Tessaract Detection Settings
Confidence Threshold
The minimum probability required for the detector to consider a region in the input image as containing text. This threshold helps filter out false-positive detections and ensures that only regions with a high likelihood of containing text are processed further for text recognition. By adjusting the confidence threshold, one can control the balance between precision and recall, with higher thresholds leading to more precise detections but potentially missing some true text regions, and lower thresholds resulting in more detected regions but with a higher chance of false positives.
Recognition Model
The recognition model is the model that is used to recognise the text in the scene. The following are the options:
- Tesseract
- CRNN (Convolutional Recurrent Neural Network)
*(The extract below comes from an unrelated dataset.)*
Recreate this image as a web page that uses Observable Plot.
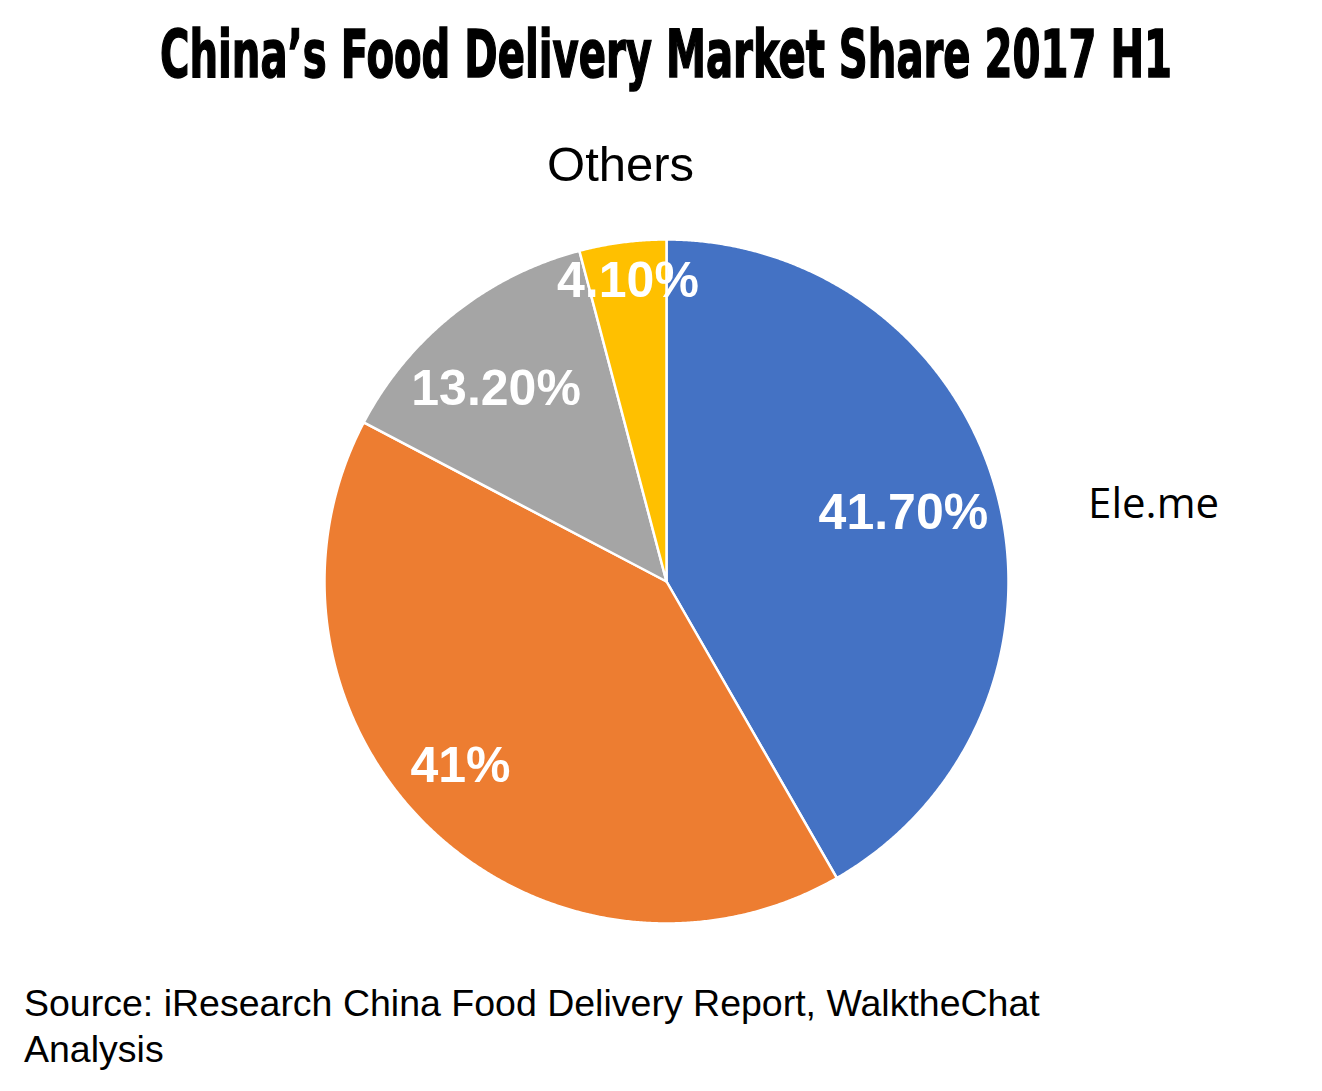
<!DOCTYPE html>
<html>
<head>
<meta charset="utf-8">
<script src="https://cdn.jsdelivr.net/npm/d3@7"></script>
<script src="https://cdn.jsdelivr.net/npm/@observablehq/plot@0.6"></script>
<style>
  body { margin: 0; background: #fff; width: 1322px; }
  #title { height: 88px; padding-top: 22px; position: relative; }
  #title span {
    position: absolute;
    left: 666px;
    top: 22px;
    font-family: "Liberation Sans Narrow", "DejaVu Sans Condensed", "DejaVu Sans", sans-serif;
    font-stretch: condensed;
    font-weight: 900;
    font-size: 66px;
    line-height: 66px;
    color: #000;
    -webkit-text-stroke: 1.5px #000;
    transform-origin: center;
    white-space: nowrap;
  }
  #graph svg { display: block; }
  #source {
    margin-top: 20px;
    padding-left: 24px;
    font-family: "Liberation Sans", Arial, sans-serif;
    font-size: 37.5px;
    line-height: 46px;
    color: #000;
    width: 1100px;
  }
</style>
</head>
<body>
<div id="title"><span id="title-text">China’s Food Delivery Market Share 2017 H1</span></div>
<div id="graph"></div>
<div id="source">Source: iResearch China Food Delivery Report, WalktheChat<br>Analysis</div>
<script>
// data
const companies = ["Ele.me", "Meituan", "Baidu Waimai", "Others"];
const shares = [41.7, 41.0, 13.2, 4.1];
const shareLabels = ["41.70%", "41%", "13.20%", "4.10%"];
const sliceColors = ["#4472C4", "#ED7D31", "#A5A5A5", "#FFC000"];
const namedSlices = ["Ele.me", "Others"];

// label placement, [radius as fraction of pie radius, angle in degrees clockwise from 12 o'clock]
const valueLabelPolar = [[0.721, 73.9], [0.808, 228.2], [0.752, 318.5], [0.887, 352.7]];
const nameLabelPolar = {"Ele.me": [1.442, 81.0], "Others": [1.224, 353.7]};

const rows = companies.map((c, i) => ({company: c, share: shares[i], label: shareLabels[i]}));
const arcs = d3.pie().sort(null).value(d => d.share)(rows);

// outline of every slice: centre, arc, back to centre
const slicePoints = [];
arcs.forEach(a => {
  const steps = Math.max(2, Math.ceil((a.endAngle - a.startAngle) / 0.005));
  slicePoints.push({company: a.data.company, x: 0, y: 0});
  for (let k = 0; k <= steps; k++) {
    const t = a.startAngle + (a.endAngle - a.startAngle) * k / steps;
    slicePoints.push({company: a.data.company, x: Math.sin(t), y: Math.cos(t)});
  }
  slicePoints.push({company: a.data.company, x: 0, y: 0});
});

const polar = ([r, deg]) => {
  const t = deg * Math.PI / 180;
  return {x: r * Math.sin(t), y: r * Math.cos(t)};
};

const valueLabels = rows.map((d, i) => ({...polar(valueLabelPolar[i]), text: d.label}));
const nameLabels = rows.filter(d => namedSlices.includes(d.company))
  .map(d => ({...polar(nameLabelPolar[d.company]), text: d.company}));

const chart = Plot.plot({
  width: 1322,
  height: 850,
  marginLeft: 324,
  marginRight: 314,
  marginTop: 129,
  marginBottom: 37,
  x: {domain: [-1, 1], axis: null},
  y: {domain: [-1, 1], axis: null},
  color: {domain: companies, range: sliceColors},
  style: {background: "white", fontFamily: "Liberation Sans, Arial, sans-serif", overflow: "visible"},
  marks: [
    Plot.line(slicePoints, {
      x: "x", y: "y", z: "company",
      fill: "company",
      stroke: "white",
      strokeWidth: 2.5,
      strokeLinejoin: "round"
    }),
    Plot.text(valueLabels, {
      x: "x", y: "y", text: "text",
      fill: "white",
      fontSize: 50,
      fontWeight: "bold",
      fontFamily: "Liberation Sans, Arial, sans-serif"
    }),
    Plot.text(nameLabels.filter(d => d.text === "Others"), {
      x: "x", y: "y", text: "text",
      fill: "black",
      fontSize: 49,
      fontFamily: "Liberation Sans, Arial, sans-serif"
    }),
    Plot.text(nameLabels.filter(d => d.text === "Ele.me"), {
      x: "x", y: "y", text: "text",
      fill: "black",
      fontSize: 42,
      fontFamily: "Open Sans, sans-serif"
    })
  ]
});

d3.select("#graph").append(() => chart);

// squeeze the title to the reference width, centred on the pie
const t = document.getElementById("title-text");
const w = t.getBoundingClientRect().width;
t.style.transform = `translateX(-50%) scaleX(${1012 / w})`;
</script>
</body>
</html>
Tesseract Recognition Settings
Language
The language used for text recognition. The following are the options:
- Afrikaans
- Arabic
- Assamese
- Azerbaijani
- Belarusian
- Bengali
- Bulgarian
- Burmese
- Catalan
- Chinese (Simplified)
- Chinese (Simplified, Vertical)
- Chinese (Traditional)
- Chinese (Traditional, Vertical)
- Croatian
- Czech
- Danish
- Divehi
- Dutch
- Dzongkha
- English
- Esperanto
- Estonian
- Ewe
- Finnish
- French
- German
- Georgian
- Greek
- Haitian
- Hebrew
- Hindi
- Hungarian
- Indonesian
- Icelandic
- Italian
- Japanese
- Javanese
- Khmer (Central)
- Korean
- Kurdish
- Lao
- Latin
- Lithuanian
- Macedonian
- Malay
- Nepali
- Norwegian
- Panjabi
- Polish
- Portuguese
- Romanian
- Russian
- Serbian
- Sinhala
- Slovak
- Slovenian
- Spanish
- Swahili
- Swedish
- Tajik
- Tamil
- Telugu
- Thai
- Tigrinya
- Turkish
- Uighur
- Ukrainian
- Uzbek
- Vietnamese
Display Results
Overlay Results
Whether to draw the results on top of the image frame.
Draw Lines
Whether to draw the results outlines of the detected text regions on top of the image frame.
Draw Text
Whether to draw the results the detected text on top of the image frame.